Given task:
From the first line of the data below through the line holding "Chart.register(...registerables);", output each line exactly and leave the pictures out.

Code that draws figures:
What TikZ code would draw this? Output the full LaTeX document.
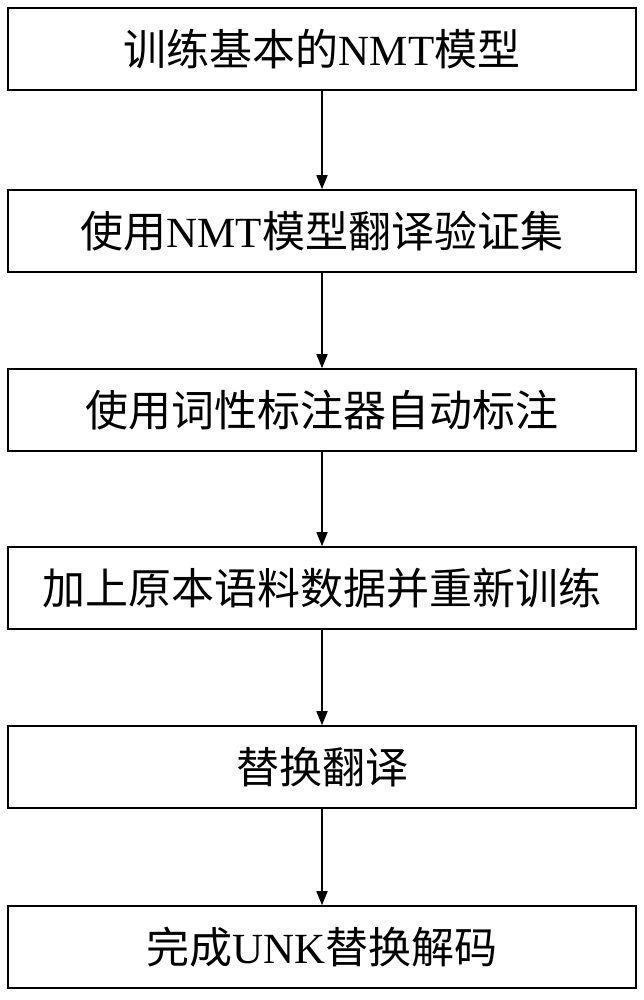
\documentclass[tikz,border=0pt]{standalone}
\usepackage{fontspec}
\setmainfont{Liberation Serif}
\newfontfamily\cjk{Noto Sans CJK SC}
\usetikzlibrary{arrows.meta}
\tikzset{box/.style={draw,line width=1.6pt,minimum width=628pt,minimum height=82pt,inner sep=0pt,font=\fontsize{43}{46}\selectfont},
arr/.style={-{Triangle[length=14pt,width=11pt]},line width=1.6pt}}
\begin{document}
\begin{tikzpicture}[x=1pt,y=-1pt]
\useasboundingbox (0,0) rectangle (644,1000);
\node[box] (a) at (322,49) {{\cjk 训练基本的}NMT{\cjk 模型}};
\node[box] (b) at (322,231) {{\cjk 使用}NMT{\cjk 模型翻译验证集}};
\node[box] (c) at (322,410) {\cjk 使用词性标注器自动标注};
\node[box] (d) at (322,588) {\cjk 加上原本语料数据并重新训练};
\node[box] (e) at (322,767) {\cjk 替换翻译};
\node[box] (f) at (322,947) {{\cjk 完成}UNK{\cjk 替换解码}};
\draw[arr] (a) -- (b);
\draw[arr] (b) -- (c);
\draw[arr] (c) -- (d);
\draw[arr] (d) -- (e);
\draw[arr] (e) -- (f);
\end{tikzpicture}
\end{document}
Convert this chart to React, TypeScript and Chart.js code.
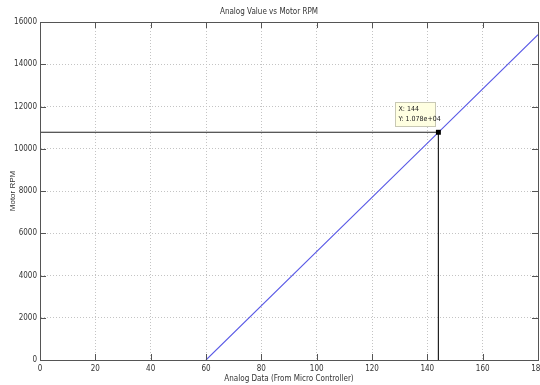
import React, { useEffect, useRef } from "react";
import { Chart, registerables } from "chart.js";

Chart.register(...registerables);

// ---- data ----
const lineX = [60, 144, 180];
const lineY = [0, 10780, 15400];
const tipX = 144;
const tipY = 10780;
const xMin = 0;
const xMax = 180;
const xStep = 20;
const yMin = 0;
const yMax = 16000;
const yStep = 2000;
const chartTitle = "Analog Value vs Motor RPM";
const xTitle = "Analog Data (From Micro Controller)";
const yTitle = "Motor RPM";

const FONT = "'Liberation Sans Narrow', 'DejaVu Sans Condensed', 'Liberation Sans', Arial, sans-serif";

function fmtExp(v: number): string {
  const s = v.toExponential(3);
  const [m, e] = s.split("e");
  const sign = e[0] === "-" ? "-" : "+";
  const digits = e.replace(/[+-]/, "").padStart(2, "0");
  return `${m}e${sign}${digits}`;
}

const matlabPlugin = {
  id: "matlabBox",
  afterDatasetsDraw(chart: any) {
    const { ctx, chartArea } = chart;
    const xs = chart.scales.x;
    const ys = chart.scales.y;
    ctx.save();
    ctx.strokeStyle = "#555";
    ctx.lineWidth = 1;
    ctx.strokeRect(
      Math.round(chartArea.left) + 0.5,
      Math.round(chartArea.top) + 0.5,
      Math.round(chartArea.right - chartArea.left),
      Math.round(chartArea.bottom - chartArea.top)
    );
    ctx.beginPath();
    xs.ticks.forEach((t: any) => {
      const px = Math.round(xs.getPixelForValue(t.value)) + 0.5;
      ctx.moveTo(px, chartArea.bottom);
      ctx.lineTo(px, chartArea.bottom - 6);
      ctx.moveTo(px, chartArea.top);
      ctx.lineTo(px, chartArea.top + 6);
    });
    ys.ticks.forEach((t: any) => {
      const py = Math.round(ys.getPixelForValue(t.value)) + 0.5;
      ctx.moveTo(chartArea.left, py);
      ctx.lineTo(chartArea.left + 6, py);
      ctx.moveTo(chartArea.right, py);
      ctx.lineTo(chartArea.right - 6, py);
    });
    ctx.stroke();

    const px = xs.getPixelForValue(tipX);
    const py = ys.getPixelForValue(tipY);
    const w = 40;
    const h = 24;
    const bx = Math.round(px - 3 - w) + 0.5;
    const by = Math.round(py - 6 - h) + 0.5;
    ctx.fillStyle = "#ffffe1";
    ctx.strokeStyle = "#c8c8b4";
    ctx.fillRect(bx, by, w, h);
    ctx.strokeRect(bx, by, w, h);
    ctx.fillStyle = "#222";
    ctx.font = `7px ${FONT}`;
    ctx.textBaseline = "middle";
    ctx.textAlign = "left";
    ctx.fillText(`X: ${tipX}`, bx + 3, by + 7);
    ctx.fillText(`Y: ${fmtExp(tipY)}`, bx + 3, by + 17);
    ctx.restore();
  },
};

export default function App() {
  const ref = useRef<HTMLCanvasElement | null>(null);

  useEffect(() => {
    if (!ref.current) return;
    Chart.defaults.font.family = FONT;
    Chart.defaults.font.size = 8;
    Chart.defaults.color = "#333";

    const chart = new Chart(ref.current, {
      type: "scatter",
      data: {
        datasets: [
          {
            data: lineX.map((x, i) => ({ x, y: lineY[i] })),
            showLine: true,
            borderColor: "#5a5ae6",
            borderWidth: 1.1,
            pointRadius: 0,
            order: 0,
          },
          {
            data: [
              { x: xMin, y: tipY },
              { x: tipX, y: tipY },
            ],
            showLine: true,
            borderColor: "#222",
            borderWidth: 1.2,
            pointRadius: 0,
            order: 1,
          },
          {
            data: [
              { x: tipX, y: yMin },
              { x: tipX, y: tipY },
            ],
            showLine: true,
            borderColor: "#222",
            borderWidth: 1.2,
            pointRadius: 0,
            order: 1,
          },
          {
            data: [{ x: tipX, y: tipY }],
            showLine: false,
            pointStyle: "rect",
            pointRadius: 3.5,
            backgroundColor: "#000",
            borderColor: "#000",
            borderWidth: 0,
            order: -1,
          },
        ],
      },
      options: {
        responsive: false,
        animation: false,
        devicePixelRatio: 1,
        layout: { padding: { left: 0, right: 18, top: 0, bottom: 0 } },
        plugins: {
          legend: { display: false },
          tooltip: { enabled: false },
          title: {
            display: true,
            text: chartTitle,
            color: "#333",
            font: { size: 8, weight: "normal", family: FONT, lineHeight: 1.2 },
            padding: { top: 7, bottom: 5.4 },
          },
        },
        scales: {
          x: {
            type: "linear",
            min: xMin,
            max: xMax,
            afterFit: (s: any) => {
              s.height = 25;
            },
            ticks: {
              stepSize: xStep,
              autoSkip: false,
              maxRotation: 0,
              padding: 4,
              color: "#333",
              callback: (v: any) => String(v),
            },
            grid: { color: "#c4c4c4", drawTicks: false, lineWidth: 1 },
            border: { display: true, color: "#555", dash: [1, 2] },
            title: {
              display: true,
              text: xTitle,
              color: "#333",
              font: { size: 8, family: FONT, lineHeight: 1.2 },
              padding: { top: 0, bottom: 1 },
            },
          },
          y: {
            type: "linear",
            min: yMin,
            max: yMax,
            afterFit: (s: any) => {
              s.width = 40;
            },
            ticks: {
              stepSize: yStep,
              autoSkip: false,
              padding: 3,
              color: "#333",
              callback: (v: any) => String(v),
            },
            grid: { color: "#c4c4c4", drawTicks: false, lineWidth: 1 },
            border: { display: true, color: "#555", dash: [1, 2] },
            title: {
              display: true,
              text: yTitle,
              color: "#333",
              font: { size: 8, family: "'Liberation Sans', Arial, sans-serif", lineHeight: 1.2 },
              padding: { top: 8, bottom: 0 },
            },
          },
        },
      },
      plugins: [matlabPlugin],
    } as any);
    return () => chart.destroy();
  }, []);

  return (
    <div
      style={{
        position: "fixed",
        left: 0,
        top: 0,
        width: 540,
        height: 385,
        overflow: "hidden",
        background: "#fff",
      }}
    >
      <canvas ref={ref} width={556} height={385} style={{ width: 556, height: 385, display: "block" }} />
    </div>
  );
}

Output for this exercise:
What TikZ code would draw this? Output the full LaTeX document.
\documentclass[tikz,border=0pt]{standalone}
\usepackage{fontspec}
\setmainfont{Liberation Serif}
\newfontfamily\cjk{Noto Sans CJK SC}
\usetikzlibrary{arrows.meta}
\tikzset{box/.style={draw,line width=1.6pt,minimum width=628pt,minimum height=82pt,inner sep=0pt,font=\fontsize{43}{46}\selectfont},
arr/.style={-{Triangle[length=14pt,width=11pt]},line width=1.6pt}}
\begin{document}
\begin{tikzpicture}[x=1pt,y=-1pt]
\useasboundingbox (0,0) rectangle (644,1000);
\node[box] (a) at (322,49) {{\cjk 训练基本的}NMT{\cjk 模型}};
\node[box] (b) at (322,231) {{\cjk 使用}NMT{\cjk 模型翻译验证集}};
\node[box] (c) at (322,410) {\cjk 使用词性标注器自动标注};
\node[box] (d) at (322,588) {\cjk 加上原本语料数据并重新训练};
\node[box] (e) at (322,767) {\cjk 替换翻译};
\node[box] (f) at (322,947) {{\cjk 完成}UNK{\cjk 替换解码}};
\draw[arr] (a) -- (b);
\draw[arr] (b) -- (c);
\draw[arr] (c) -- (d);
\draw[arr] (d) -- (e);
\draw[arr] (e) -- (f);
\end{tikzpicture}
\end{document}
Convert this chart to React, TypeScript and Chart.js code.
import React, { useEffect, useRef } from "react";
import { Chart, registerables } from "chart.js";

Chart.register(...registerables);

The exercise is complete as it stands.